WHAT YOU HAVE TO DO:
Your answer should be a single number: the count of lines containing the string "matplotlib".
====
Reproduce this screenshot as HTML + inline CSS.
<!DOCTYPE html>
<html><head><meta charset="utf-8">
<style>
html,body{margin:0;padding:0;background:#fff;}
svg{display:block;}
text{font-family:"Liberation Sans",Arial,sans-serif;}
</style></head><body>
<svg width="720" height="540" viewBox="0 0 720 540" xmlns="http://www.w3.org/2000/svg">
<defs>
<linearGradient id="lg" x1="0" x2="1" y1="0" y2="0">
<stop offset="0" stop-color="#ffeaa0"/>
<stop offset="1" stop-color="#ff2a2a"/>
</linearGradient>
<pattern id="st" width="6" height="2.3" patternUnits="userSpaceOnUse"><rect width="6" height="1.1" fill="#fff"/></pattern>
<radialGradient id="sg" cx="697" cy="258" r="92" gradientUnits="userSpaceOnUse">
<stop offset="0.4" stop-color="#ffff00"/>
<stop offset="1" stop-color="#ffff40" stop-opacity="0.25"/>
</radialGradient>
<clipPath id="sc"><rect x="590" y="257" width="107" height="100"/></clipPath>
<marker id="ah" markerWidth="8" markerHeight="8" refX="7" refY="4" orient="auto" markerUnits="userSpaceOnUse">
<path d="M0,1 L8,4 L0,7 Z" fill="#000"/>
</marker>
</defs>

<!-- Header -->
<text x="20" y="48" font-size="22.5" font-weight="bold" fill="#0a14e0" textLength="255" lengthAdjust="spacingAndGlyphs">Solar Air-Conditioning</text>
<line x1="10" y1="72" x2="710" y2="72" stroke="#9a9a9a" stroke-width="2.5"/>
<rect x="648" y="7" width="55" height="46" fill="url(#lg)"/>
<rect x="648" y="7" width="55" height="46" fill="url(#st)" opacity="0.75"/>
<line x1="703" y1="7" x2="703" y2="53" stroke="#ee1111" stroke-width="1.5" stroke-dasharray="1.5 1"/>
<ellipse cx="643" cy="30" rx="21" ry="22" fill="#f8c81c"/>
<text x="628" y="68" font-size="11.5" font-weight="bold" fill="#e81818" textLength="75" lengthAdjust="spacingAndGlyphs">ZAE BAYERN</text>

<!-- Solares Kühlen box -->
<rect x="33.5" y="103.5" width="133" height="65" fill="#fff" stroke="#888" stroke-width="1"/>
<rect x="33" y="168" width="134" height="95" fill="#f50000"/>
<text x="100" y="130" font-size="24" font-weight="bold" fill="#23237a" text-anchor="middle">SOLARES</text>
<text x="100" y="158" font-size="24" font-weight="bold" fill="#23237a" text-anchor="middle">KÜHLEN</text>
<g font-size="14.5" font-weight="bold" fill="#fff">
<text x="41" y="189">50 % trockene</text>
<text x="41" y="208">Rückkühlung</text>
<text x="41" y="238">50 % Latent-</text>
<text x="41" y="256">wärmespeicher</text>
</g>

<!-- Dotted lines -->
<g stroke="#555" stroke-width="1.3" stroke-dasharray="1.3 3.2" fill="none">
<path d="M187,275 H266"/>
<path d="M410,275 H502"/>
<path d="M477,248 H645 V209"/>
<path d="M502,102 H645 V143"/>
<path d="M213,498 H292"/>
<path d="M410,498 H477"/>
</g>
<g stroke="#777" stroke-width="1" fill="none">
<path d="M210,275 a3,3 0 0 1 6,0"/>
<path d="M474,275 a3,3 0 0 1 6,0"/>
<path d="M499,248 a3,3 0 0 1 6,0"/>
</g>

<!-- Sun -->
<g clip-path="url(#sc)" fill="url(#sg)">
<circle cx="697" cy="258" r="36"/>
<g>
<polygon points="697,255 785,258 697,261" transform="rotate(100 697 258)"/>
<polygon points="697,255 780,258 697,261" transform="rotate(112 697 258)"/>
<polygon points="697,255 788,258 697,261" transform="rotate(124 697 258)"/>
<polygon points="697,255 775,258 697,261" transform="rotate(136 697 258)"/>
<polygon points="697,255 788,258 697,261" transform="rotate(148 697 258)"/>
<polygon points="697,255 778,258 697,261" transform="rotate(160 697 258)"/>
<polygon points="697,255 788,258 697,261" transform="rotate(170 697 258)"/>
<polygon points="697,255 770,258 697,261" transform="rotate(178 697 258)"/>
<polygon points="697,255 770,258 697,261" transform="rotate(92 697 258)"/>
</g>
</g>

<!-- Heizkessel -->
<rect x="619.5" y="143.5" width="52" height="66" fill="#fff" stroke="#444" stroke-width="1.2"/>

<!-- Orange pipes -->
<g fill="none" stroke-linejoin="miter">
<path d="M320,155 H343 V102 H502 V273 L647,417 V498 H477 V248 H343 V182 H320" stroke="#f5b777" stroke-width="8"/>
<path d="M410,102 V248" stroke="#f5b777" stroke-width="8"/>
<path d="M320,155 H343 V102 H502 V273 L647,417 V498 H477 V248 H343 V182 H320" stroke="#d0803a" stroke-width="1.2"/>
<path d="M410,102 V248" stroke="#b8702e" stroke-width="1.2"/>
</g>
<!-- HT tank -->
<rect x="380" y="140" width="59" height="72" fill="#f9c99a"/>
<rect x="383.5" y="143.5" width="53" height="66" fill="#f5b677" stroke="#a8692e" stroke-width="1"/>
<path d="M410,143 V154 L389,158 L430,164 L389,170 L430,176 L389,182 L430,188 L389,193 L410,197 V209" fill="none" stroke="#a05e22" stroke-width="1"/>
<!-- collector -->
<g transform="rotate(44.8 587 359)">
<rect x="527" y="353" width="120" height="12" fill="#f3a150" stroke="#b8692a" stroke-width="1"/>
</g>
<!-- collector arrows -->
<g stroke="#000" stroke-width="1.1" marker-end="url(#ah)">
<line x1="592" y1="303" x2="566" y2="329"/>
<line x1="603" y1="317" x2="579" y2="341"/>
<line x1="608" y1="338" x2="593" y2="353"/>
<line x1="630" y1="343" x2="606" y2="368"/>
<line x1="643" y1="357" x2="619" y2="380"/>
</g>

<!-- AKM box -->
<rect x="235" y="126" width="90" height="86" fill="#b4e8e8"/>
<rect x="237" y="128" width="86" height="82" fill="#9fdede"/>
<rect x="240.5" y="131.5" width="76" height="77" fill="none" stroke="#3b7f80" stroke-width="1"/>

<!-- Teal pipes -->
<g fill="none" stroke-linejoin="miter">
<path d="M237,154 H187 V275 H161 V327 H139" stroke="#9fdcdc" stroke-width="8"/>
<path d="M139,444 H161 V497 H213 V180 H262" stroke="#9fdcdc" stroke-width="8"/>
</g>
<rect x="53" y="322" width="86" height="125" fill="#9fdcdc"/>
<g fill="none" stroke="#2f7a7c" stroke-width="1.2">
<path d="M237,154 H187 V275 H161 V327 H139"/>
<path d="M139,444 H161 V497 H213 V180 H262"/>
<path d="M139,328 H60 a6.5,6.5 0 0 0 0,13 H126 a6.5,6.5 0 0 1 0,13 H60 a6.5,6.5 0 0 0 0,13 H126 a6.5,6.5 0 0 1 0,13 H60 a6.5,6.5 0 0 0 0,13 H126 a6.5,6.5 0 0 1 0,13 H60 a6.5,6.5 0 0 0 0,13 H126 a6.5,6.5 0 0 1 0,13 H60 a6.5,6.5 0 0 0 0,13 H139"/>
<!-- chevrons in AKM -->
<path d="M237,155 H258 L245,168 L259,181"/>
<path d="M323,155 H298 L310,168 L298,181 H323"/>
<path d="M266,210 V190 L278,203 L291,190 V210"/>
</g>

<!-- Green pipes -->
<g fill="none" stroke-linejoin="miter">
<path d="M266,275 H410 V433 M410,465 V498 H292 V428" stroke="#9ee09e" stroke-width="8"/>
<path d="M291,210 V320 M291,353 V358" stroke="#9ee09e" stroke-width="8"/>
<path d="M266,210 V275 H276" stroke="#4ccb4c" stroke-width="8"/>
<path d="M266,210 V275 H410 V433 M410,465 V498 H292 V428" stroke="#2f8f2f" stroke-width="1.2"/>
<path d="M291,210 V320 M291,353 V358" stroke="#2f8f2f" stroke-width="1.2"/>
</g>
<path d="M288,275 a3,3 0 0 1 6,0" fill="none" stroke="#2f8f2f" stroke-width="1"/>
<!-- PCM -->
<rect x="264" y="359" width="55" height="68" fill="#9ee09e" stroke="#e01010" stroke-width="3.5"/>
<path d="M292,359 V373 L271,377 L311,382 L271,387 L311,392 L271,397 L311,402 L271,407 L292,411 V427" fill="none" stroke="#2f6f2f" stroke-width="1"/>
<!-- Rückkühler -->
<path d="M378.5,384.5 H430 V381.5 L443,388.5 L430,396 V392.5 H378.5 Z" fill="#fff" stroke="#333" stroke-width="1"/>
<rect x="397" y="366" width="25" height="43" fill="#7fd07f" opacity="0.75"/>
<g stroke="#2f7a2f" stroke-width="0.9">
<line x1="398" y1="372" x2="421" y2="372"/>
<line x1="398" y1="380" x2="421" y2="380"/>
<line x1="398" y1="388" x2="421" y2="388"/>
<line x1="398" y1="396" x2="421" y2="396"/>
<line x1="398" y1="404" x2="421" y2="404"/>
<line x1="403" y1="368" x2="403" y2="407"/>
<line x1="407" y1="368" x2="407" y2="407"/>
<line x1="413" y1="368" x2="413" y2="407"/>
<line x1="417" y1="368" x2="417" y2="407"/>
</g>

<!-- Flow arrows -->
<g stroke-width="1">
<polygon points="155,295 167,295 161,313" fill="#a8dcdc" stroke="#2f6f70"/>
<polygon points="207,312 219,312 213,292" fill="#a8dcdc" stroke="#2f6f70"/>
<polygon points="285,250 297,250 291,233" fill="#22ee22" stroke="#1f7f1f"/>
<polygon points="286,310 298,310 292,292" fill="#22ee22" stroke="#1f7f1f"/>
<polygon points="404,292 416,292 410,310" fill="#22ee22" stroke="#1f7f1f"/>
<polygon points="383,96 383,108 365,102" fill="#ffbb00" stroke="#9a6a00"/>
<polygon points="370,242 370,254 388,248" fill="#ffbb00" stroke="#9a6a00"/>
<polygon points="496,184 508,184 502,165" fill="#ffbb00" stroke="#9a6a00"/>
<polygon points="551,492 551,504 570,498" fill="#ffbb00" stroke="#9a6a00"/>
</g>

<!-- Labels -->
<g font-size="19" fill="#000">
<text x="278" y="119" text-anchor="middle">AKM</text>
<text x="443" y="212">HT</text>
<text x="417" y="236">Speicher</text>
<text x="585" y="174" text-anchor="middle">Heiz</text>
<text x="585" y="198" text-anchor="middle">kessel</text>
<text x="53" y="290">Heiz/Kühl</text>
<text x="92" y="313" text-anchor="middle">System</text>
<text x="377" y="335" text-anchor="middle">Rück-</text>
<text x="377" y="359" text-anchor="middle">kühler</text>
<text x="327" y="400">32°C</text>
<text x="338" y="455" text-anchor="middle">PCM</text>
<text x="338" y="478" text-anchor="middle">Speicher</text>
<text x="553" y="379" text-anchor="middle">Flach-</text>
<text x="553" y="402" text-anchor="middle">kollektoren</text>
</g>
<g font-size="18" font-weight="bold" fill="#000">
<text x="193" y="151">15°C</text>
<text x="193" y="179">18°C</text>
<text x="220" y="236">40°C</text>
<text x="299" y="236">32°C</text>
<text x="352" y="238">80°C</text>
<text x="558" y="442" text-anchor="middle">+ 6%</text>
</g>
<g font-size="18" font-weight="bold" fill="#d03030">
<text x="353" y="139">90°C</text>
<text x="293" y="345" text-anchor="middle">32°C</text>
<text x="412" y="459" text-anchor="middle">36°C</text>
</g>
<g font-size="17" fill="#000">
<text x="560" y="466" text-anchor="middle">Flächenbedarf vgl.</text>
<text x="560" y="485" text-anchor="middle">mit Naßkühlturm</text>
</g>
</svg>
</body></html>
====
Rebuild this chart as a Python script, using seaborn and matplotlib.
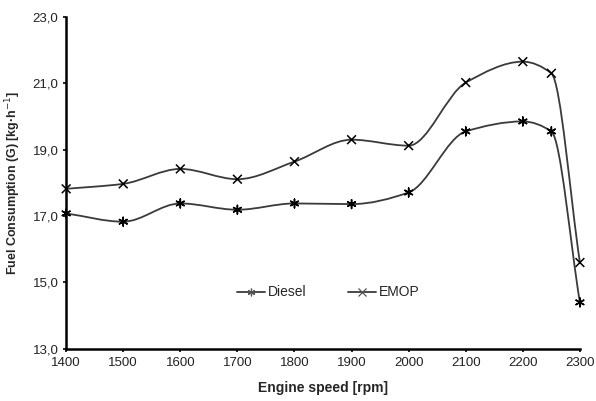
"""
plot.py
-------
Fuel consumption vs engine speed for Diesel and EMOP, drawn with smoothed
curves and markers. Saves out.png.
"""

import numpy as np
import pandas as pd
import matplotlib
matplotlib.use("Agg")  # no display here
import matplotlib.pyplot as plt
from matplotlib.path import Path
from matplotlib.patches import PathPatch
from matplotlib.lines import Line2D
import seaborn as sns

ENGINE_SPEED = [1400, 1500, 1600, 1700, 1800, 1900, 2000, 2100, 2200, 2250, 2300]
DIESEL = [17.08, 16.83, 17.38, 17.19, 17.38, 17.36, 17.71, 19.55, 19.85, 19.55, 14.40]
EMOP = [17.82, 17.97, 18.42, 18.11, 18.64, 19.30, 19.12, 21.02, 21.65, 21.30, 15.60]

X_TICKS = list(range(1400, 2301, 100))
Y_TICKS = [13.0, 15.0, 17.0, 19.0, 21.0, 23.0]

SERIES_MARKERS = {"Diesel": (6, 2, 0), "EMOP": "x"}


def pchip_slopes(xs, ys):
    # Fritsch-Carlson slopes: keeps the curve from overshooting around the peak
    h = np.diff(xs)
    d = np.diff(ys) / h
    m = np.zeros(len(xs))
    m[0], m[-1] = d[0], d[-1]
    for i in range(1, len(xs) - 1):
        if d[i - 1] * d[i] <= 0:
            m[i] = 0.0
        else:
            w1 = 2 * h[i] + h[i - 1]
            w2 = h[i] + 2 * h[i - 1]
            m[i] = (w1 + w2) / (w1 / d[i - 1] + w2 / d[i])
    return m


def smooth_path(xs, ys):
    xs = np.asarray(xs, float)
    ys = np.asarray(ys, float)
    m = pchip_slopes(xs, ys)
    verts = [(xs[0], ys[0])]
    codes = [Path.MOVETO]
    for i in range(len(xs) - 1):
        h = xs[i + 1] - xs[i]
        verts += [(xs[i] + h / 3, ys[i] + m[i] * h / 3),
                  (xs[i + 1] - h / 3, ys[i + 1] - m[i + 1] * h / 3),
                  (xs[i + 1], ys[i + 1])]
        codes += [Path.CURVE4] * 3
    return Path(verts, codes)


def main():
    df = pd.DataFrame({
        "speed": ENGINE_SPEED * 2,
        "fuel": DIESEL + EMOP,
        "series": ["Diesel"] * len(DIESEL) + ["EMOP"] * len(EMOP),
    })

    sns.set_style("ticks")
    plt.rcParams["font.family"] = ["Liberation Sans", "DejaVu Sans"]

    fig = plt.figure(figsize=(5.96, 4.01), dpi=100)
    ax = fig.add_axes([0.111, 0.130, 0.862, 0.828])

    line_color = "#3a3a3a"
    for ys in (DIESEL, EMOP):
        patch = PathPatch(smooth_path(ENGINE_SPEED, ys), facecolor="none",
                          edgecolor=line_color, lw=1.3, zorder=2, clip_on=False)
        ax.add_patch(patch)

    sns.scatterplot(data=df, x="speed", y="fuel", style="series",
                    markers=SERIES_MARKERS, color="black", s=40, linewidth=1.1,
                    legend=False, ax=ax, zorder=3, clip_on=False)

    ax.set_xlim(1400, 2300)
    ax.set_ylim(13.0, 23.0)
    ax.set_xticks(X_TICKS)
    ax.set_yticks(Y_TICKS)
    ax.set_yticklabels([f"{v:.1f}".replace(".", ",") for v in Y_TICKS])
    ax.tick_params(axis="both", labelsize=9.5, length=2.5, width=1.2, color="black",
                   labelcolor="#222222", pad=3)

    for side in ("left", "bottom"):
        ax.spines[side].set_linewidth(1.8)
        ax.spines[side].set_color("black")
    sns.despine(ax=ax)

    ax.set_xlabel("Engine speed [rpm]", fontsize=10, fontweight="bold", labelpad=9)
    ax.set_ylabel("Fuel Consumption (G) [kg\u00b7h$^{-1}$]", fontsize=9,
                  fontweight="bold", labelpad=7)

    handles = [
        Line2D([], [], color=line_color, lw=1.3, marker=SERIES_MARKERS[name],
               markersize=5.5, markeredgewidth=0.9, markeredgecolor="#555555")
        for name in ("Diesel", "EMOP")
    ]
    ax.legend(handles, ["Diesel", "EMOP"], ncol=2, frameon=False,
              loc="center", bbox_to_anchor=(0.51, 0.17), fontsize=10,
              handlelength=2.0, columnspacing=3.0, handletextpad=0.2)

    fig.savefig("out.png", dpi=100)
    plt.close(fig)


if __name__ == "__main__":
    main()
====
TASK ANSWER:
7